Johnny5 03-04-2005 01:20 PM

Re: Advantages of denominations on chips
 
[ QUOTE ]
Like what?

- Fins

[/ QUOTE ]

There's one. [img]/images/graemlins/tongue.gif[/img]

J5

slamdunkpro 03-04-2005 01:41 PM

Re: Advantages of denominations on chips
 
The biggest disadvantage is that you have to inventory your chips after EVERY game. If I play a $1/$2 game on Tuesday and blues are $1 and reds are $5; a Tournament on Thursday where you start with T500 for $20 and blues are T5's and Reds are T25; and a micro limit game on Friday where Blues are $.10 and Reds are $.50 - without denominations sooner or later some bright squid is going to start pocketing reds on Thursdays and Fridays and cashing them on Tuesday. Don't laugh, I've seen it happen too many times.

Lottery Larry 03-04-2005 02:48 PM

Re: Advantages of denominations on chips
 
I'd want to inventory them anyway, ESPECIALLY for the cash game, unless your custom chips can't be duplicated and snuck into the game.

The concerns are much higher for cash games than tournaments. That's why I say you should never use the same chips for cash games as tourneys.

One minor exception would be nl cash games where you inflate the chip value, similar to tournaments. That way, cheating doesn't cost you the face value of the chip.

Art Vandelay 03-04-2005 02:55 PM

Re: Advantages of denominations on chips
 
[ QUOTE ]
Denoms for sure otherwise you're a conformist.

Without denoms they're just glorified pogs or pretty shotglass coasters. Besides I've never played in a casino where they hand you a red chip and say "These are $5's today".

- Fins

[/ QUOTE ]

I live in LA and convinced some of my home game guys that we needed to play in a live tourney. These guys were skeptical, so I scoped out a $20 buy in $10 rebuy event at the Club Caribe on Saturday afternoon. We show up and the tourney chips have no denoms on them! To top it off, blue were 5, tan were 25, and black were 100. I actually had to ask the dealer how much chips were worth.

Good news is, we had 5 total people and 3 of us made the final table out of ~45 people. I was out in the 20s so I had 3 people cash in their first live tourney. I now have a hooked group of live tourney goers whenever I feel the need to have someone with me to support my gambling addiction.

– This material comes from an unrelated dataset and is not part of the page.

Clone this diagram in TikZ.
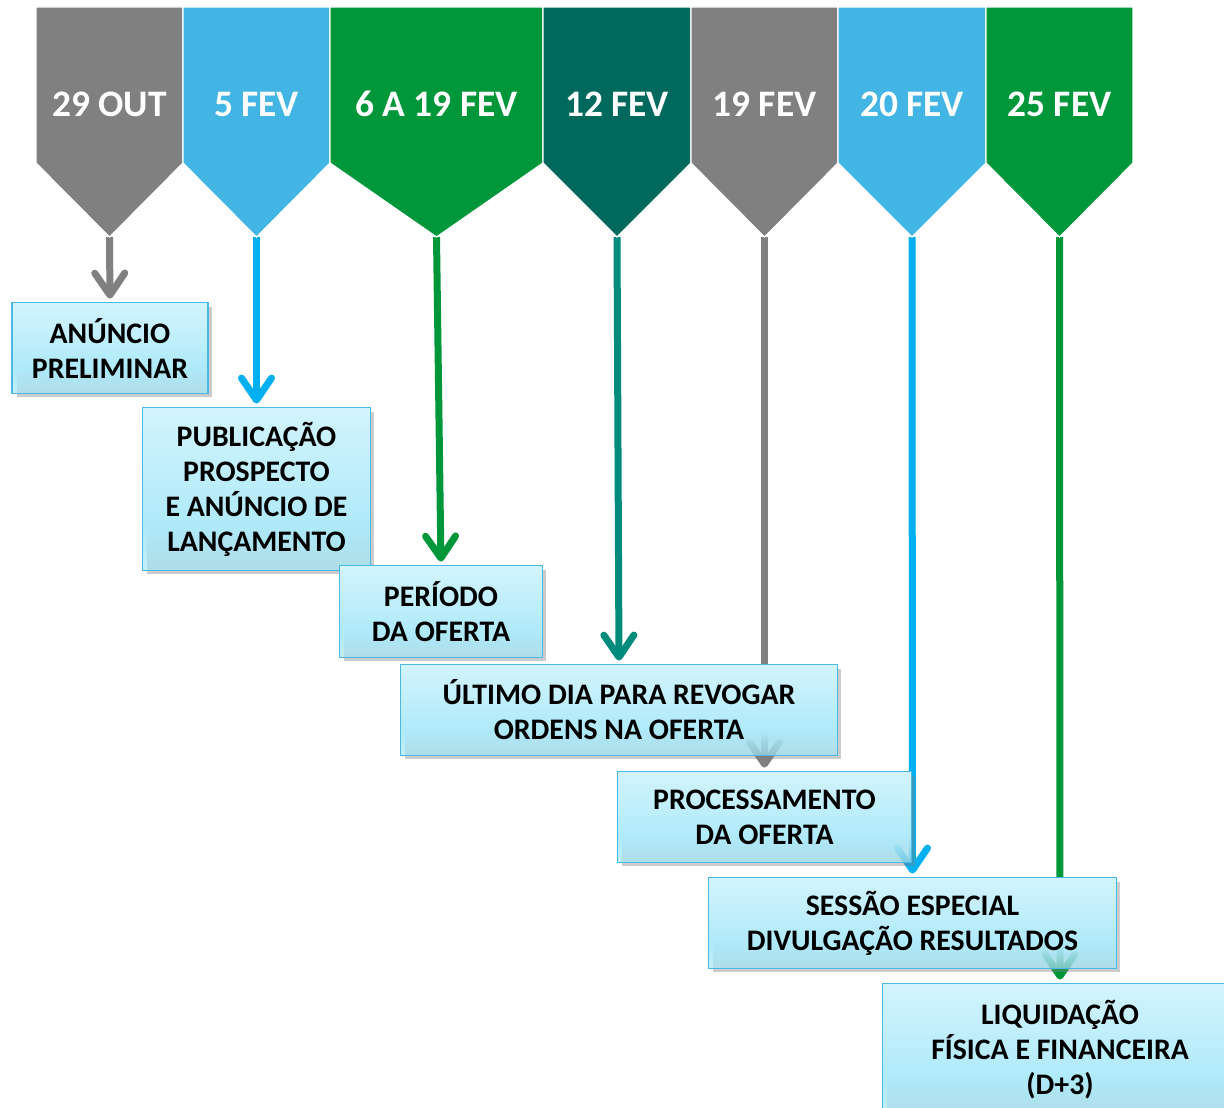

alittle 03-04-2005 06:00 PM

Re: Advantages of denominations on chips
 
I went without denoms for my nexgen labels, but for "serious" custom chips, I probably would use denoms. I don't know exactly why I think this, but figuring out my thought process is beyond the scope of this forum.

Anyway, I think the the ONLY way to get by without denominations on your chips is if you stick strictly to the standard casino colors of red, green, black, purple (and maybe yellow) only. For tournaments, it makes perfectly normal sense, and if you get a bunch of white or blue for $1's, your cash game should be fine also. Of course this depends on your cash game limits, but anything higher than $1 is fine, and if you need to go lower, I wouldn't have nickel, dime, quarter demoms anyway - you just need to scale down what you have.

Hedge Henderson 03-05-2005 03:31 AM

Re: Advantages of denominations on chips
 
Without. No matter how constant your game is at the moment, your need for denominations may change in the future. Our game had $5 buy-ins for over a year. Today, the average is about 5 times that.

We do 16-player tourneys, 4-player mini-tourneys, and all sorts of ring games for different groups. I've got a big dry-erase board that has chip values, blinds, and special rules for whatever "event" is happening that particular night. It's visible to everyone in the room. It might not help "drunk Bob" much but, when you get right down to it, very little ever does.

[ QUOTE ]
Besides I've never played in a casino where they hand you a red chip and say "These are $5's today".

- Fins

[/ QUOTE ]

True, but I've never played in a casino that doesn't take a rake (or time charge), lets you BYOB, provides a full ice chest for the beer you bring, lets you smoke cigars, lets you contribute your own music to the mix, lets you choose the game for the orbit, lets you vote on the stakes and structure for next weekend's game, and lets you deal the cards when you've got the button. C'est la vie.

When I'm trying to recreate the casino experience for my home game, chip values are pretty low on the list of priorities.